In mid January 1881 there was bitterly cold weather throughout Wales and southern England below the Humber.  On the evening of Friday, January 14, temperatures reached minus 1° Fahrenheit (-18ºC) in South Bucks.  During Saturday 15 to Monday 17 there were heavy frosts, and water froze.  On Saturday, January 15 there were thousands of skaters on the London lakes.  There were also skaters on the River Chess and Skottowes Pond in Chesham, on the Grand Union Canal and the Thames at Marlow. The frost continued during Sunday, followed by a thaw.  Then on Sunday night there was a bitter east wind.  All through the night of Monday, January 17, and into the early morning of Tuesday, a violent gale blew, varying from north-east to south-east, which could be heard roaring amongst houses during the night.  Then on Tuesday morning it seemed a little brighter, but between 9 and 10 in the morning it began to snow.  It was sleet around Wycombe, but around Thame it was fine like powder, and it settled on the cold ground.  By noon, scarcely a person ventured out. Then a hurricane came from the north-east, which pushed the snow into drifts many feet deep.  Some people who had left their houses earlier, came home and found themselves unable to get back in because their house was blocked by a snowdrift.  About four o’clock the storm was almost blinding and the wind came in great gusts.  By nightfall the drifts had become formidable, and in some places caused ridges up to 12 feet deep.  By nightfall the wind grew worse, and the snow continued to fall until nearly midnight.  By Wednesday morning the weather eased and people were armed with shovels, spades, and brooms, and cleared paths in the snow.  However the snowstorm started again until late in the evening.  Any paths which had been cleared were snowed over again.

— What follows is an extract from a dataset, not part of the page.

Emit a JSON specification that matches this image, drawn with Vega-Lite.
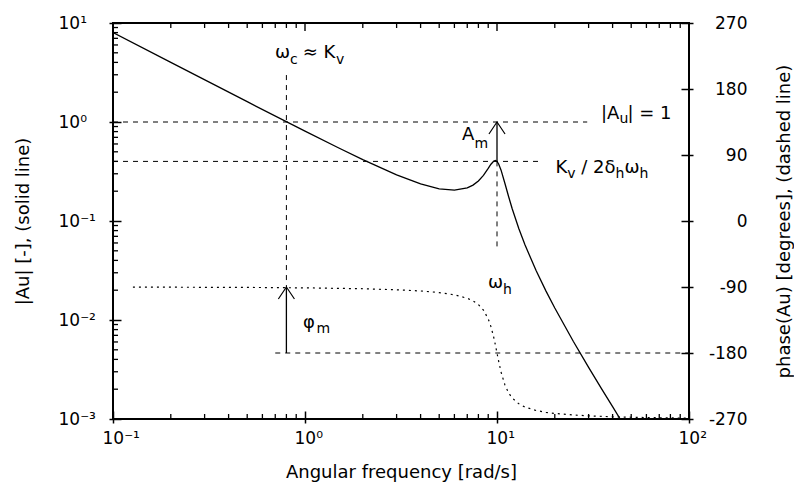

The weather eased Wednesday evening, but then on Thursday the snow fell again until midday followed by a thaw. 

Effect
Those who ventured out were encrusted with a mask of ice.  The snow forced its way through the smallest cracks.  Many sheep, cattle and horses perished in the snow.  Some large trees broke down or lost branches under the weight of snow.  Some barns and houses were blown in completely.   Sometimes tiles and slates, chimney pots and even whole stacks were knocked off, and sometimes fell through rooves.  In some towns Relief Committees made arrangements for the distribution of coal, bread and soup to the poor.

Fatalities
Sadly the heavy snow caused many accidents, such as broken bones, and some people to freeze to death who were caught and were unable to get home in time.  A poor woman called Mrs Barker whose husband was ill in bed, went on Tuesday to walk to Amersham Common to buy some bread. She started to come back at 6 p.m. but got stuck in the snowdrift and was found frozen to death on Wednesday morning.  On Thursday morning a coachman, was found in Piper’s Wood near Hyde Heath.  He was walking along, slipped and broke his leg and was unable to reach home.  He was alive when found, but died soon afterwards.  On Wednesday, Stephen Spicer was found in Penn Wood near Amersham having fallen or been blown to the ground, and died from exposure. 

Transport
The weather brought travel in southern England to a standstill. Communication stopped, no mail was delivered, and only the telegraph remained operational.  Chesham was practically cut off by snow.  Main roads were blocked by snow and were impassable.   Lanes were filled to above the tops of the hedges, and villages could only be reached by horseback over the fields.  Men and boys were employed clearing the roads. Carts and waggons were used to take the snow and dump it in the river.  For the first time since railways began, the railway network came to a stop. Trains which were travelling during the storm were sometimes rescued with a second locomotive.  Many trains were embedded for hours before they could be freed.  Trains were fixed with snowploughs, and the LNWR line was cleared up to Tring, but some trains were abandoned.  On some lines passengers spent the night in the train before being rescued.  On Tuesday the London to Wendover stagecoach could not get out of London.  It left Holborn but the snow was so thick around Uxbridge, that the stagecoach driver George Seeley had to abandon it at Hayes, and passengers were led to West Drayton station (see BFP Nostalgia December 20, 2020).  There was no Metropolitan Railway in Bucks in 1881, and Chesham was connected to the railway by a horse-drawn omnibus from Berkhampstead Station, which normally arrived at 7:45pm, but on this Tuesday, did not arrive until 10pm, and even then only had one passenger.  Six horses had to be sent from Chesham to drag it out of the snow.  On Wednesday the omnibus started as usual leaving at 7:45 a.m. but on reaching Nashleigh Hill was unable to get up the hill, and turned round and came back to Chesham, but did not get back until 2 p.m.  Regular traffic on the main roads did not resume until Friday afternoon. 

History
At the time, the oldest inhabitants could not remember anything as severe in all their lives.  The frost was said to be the worst since 1861, but the snow was the worst since the 1770s. Conditions were described as Arctic or Siberian.   Such was the unusual weather than the northern lights were widely seen across Bucks about 7 p.m. on January 31, and as far south as London.  The 1881 Blizzard became a benchmark for comparing later blizzards. The severe on March 9, 1891; January 29, 1897; February 13, 1900 and Christmas 1927.  These were all described with phrases like “one of the worst blizzards since 1881”.